### [Supplied entries]
☆ ☆ ☆ ☆

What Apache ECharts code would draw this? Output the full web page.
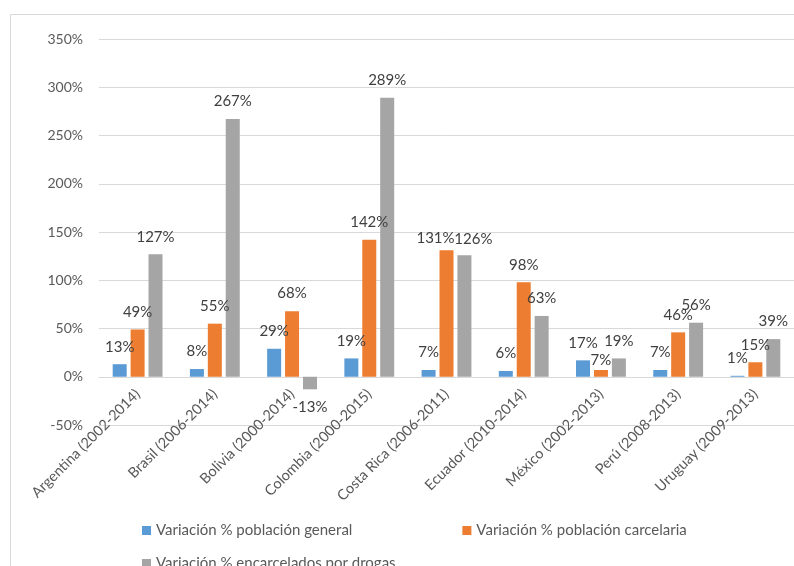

☆ ☆ ☆ ☆

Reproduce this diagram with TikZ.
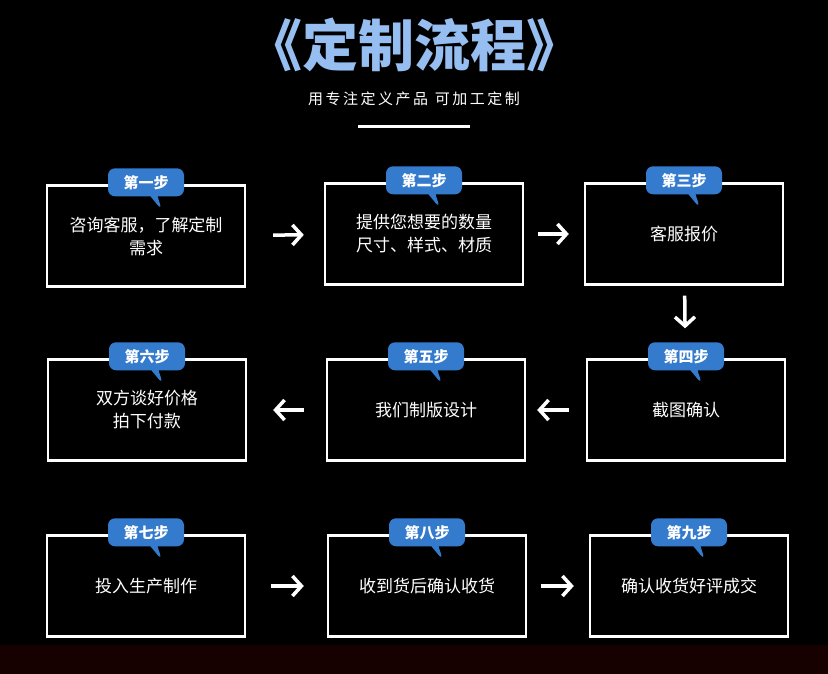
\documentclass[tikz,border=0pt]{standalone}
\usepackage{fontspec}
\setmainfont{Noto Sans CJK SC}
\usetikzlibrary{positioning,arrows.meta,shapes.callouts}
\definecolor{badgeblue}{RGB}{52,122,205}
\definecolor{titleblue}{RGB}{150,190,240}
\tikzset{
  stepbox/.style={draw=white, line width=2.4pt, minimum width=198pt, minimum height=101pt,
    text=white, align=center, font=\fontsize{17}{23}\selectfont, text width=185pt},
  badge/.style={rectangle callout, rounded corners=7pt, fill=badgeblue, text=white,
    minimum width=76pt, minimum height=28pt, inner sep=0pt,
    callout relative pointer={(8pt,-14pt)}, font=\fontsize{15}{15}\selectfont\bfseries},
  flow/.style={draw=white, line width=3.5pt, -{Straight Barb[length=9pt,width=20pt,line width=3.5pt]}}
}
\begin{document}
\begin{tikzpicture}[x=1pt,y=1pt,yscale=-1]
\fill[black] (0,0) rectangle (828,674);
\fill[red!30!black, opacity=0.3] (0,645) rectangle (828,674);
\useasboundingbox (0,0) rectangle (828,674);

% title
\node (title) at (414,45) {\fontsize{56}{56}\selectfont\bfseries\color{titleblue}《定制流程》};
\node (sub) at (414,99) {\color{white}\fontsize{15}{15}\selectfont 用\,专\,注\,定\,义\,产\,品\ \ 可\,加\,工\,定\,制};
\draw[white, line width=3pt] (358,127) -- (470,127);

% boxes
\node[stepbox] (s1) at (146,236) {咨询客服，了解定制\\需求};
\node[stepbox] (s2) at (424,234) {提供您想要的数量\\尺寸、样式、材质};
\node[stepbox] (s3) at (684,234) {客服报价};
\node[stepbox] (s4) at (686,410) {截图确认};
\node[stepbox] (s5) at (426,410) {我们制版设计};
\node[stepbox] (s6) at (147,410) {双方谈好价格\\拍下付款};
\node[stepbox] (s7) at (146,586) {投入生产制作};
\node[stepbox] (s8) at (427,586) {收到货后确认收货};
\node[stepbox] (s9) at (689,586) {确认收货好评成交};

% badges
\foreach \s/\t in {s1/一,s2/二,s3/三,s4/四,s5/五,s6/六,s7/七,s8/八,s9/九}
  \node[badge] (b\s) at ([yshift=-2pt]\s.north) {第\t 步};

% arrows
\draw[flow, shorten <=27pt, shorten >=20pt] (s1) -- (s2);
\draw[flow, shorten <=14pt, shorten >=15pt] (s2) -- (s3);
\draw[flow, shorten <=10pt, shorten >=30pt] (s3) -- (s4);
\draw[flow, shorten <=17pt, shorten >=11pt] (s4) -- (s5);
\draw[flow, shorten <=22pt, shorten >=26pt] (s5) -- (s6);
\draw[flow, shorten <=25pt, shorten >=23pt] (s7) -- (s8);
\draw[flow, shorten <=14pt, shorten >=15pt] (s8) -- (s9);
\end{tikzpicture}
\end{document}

☆ ☆ ☆ ☆

### [Written task]
Above are records with pictures. Reproduce exactly only the lines from the line with "Reproduce this diagram with TikZ." through the line with "(358,127) -- (470,127);", both ends included, and leave the pictures out.

### [Solution]
Reproduce this diagram with TikZ.
\documentclass[tikz,border=0pt]{standalone}
\usepackage{fontspec}
\setmainfont{Noto Sans CJK SC}
\usetikzlibrary{positioning,arrows.meta,shapes.callouts}
\definecolor{badgeblue}{RGB}{52,122,205}
\definecolor{titleblue}{RGB}{150,190,240}
\tikzset{
  stepbox/.style={draw=white, line width=2.4pt, minimum width=198pt, minimum height=101pt,
    text=white, align=center, font=\fontsize{17}{23}\selectfont, text width=185pt},
  badge/.style={rectangle callout, rounded corners=7pt, fill=badgeblue, text=white,
    minimum width=76pt, minimum height=28pt, inner sep=0pt,
    callout relative pointer={(8pt,-14pt)}, font=\fontsize{15}{15}\selectfont\bfseries},
  flow/.style={draw=white, line width=3.5pt, -{Straight Barb[length=9pt,width=20pt,line width=3.5pt]}}
}
\begin{document}
\begin{tikzpicture}[x=1pt,y=1pt,yscale=-1]
\fill[black] (0,0) rectangle (828,674);
\fill[red!30!black, opacity=0.3] (0,645) rectangle (828,674);
\useasboundingbox (0,0) rectangle (828,674);

% title
\node (title) at (414,45) {\fontsize{56}{56}\selectfont\bfseries\color{titleblue}《定制流程》};
\node (sub) at (414,99) {\color{white}\fontsize{15}{15}\selectfont 用\,专\,注\,定\,义\,产\,品\ \ 可\,加\,工\,定\,制};
\draw[white, line width=3pt] (358,127) -- (470,127);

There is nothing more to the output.